As artistic director of the community arts group, Southwark Mysteries, he conducted children's workshops in schools and community centres. His popular workshops included the Our Place and Our Story programmes, which used local history and cultural identity as springboards for the participants' own devised work. His George And The Dragon workshops, first performed in schools in south London, were taken to Cumbria as part of an anti-racist programme. In 2014, he was the dramaturg for Half Moon Young People's Theatre's #LimehouseLandmark programme, featuring devised performances inspired by the history of their building in Limehouse.

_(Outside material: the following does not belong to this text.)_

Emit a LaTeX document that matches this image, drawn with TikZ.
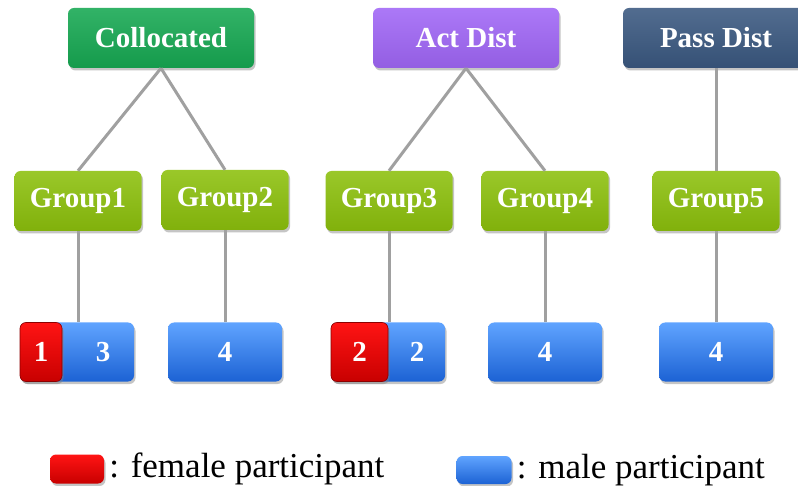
\documentclass[tikz,border=0pt]{standalone}
\usepackage{fontspec}
\setmainfont{Liberation Serif}
\usetikzlibrary{shadows}

\definecolor{collgreen}{RGB}{22,168,82}
\definecolor{actpurple}{RGB}{160,102,246}
\definecolor{passnavy}{RGB}{58,88,128}
\definecolor{grplime}{RGB}{140,192,12}
\definecolor{maletop}{RGB}{96,164,255}
\definecolor{malebot}{RGB}{28,98,212}
\definecolor{femtop}{RGB}{255,20,20}
\definecolor{fembot}{RGB}{200,0,0}
\definecolor{linkgray}{RGB}{160,160,160}

\tikzset{
  box/.style={rounded corners=6pt, inner sep=0pt, text=white,
    font=\fontsize{29}{31}\selectfont\bfseries,
    drop shadow={shadow xshift=1.5pt, shadow yshift=-2.5pt, opacity=0.45}},
  topbox/.style={box, minimum width=186pt, minimum height=60pt},
  grpbox/.style={box, minimum width=127pt, minimum height=60pt,
    top color=grplime!88!white, bottom color=grplime!92!black},
  malebox/.style={box, minimum width=114pt, minimum height=59pt,
    top color=maletop, bottom color=malebot},
  femalebox/.style={box, minimum width=42pt, minimum height=59pt,
    top color=femtop, bottom color=fembot, draw=fembot!70!black, line width=0.6pt},
  count/.style={text=white, inner sep=0pt, font=\fontsize{29}{31}\selectfont\bfseries},
  link/.style={draw=linkgray, line width=3pt},
  legend/.style={anchor=west, inner sep=0pt, font=\fontsize{35}{38}\selectfont}
}

\begin{document}
\begin{tikzpicture}[x=1pt,y=-1pt]
\useasboundingbox (0,0) rectangle (798,486);
\fill[white] (0,0) rectangle (798,486);

% top level
\node[topbox, top color=collgreen!88!white, bottom color=collgreen!92!black] (coll) at (161,38) {Collocated};
\node[topbox, top color=actpurple!88!white, bottom color=actpurple!92!black] (act) at (466,38) {Act Dist};
\node[topbox, top color=passnavy!88!white, bottom color=passnavy!92!black] (pass) at (716,38) {Pass Dist};

% groups
\node[grpbox] (g1) at (78,201) {Group1};
\node[grpbox] (g2) at (225,200) {Group2};
\node[grpbox] (g3) at (389,201) {Group3};
\node[grpbox] (g4) at (545,201) {Group4};
\node[grpbox] (g5) at (716,201) {Group5};

% participants
\node[malebox] (p1) at (77,352) {};
\node[femalebox] (f1) at (41,352) {1};
\node[count] (m1) at (103,352) {3};
\node[malebox] (p2) at (225,352) {4};
\node[malebox] (p3) at (388,352) {};
\node[femalebox, minimum width=57pt] (f3) at (359.5,352) {2};
\node[count] (m3) at (417,352) {2};
\node[malebox] (p4) at (545,352) {4};
\node[malebox] (p5) at (716,352) {4};

% links
\path[link] (coll.south) -- (g1.north);
\path[link] (coll.south) -- (g2.north);
\path[link] (act.south) -- (g3.north);
\path[link] (act.south) -- (g4.north);
\path[link] (pass.south) -- (g5.north);
\path[link] (g1.south) -- (p1.north -| g1.south);
\path[link] (g2.south) -- (p2.north);
\path[link] (g3.south) -- (p3.north -| g3.south);
\path[link] (g4.south) -- (p4.north);
\path[link] (g5.south) -- (p5.north);

% legend
\node[box, minimum width=54pt, minimum height=29pt, top color=femtop, bottom color=fembot] (keyf) at (77,469) {};
\node[legend] (keyftext) at ([xshift=5pt]keyf.east) {: female participant};
\node[box, minimum width=55pt, minimum height=28pt, top color=maletop, bottom color=malebot] (keym) at (484,470) {};
\node[legend] (keymtext) at ([xshift=5pt]keym.east) {: male participant};
\end{tikzpicture}
\end{document}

==Walks, talks and activism==
Since 1998, Constable has conducted guided walks around his Borough and Bankside neighbourhood. In 2007, Oberon Books published Secret Bankside – Walks In The Outlaw Borough, a collection of his walks exploring alternative histories of the area. He has been commissioned every year since 2003 to create unusual themed walks for the City of London Festival. He has given talks for groups as diverse as Southwark Council, The Moot With No Name, South East London Folklore Society, Radical Anthropology Group and The Salon For The city.

A long-standing advocate of decriminalisation, he strongly criticised the "War On Drugs",

Since 1998, he has led a campaign by "Friends of Crossbones" to protect the site of the Crossbones burial ground and to establish a garden of remembrance on the site. He and Katharine Nicholls curate a shrine to "the outcast dead" at the gates in Redcross Way, to which hundreds of people have contributed mementos. He performed The Halloween of Crossbones every year from 1998 to 2010, and has led vigils at the gates on the 23rd of every month since June 2004.

Having raised public awareness of Crossbones' historic and cultural importance, he lobbied the site owners Transport for London (TfL) to open a public garden there. 2014 marked an important new phase in this work, when TfL granted a lease for a 'meanwhile garden' to Bankside Open Spaces Trust (BOST).

==Urban shamanism, magic and mysticism==

Interviewed about his 2013 play, Spare, Constable expresses a sense of kinship with the south London artist and magician Austin Osman Spare and his intuitive approach to magic.

In 2022 he published a new book 'Grail', interweaving history and legends with poetic "spells and invocations" and vignettes of contemporary Glastonbury life.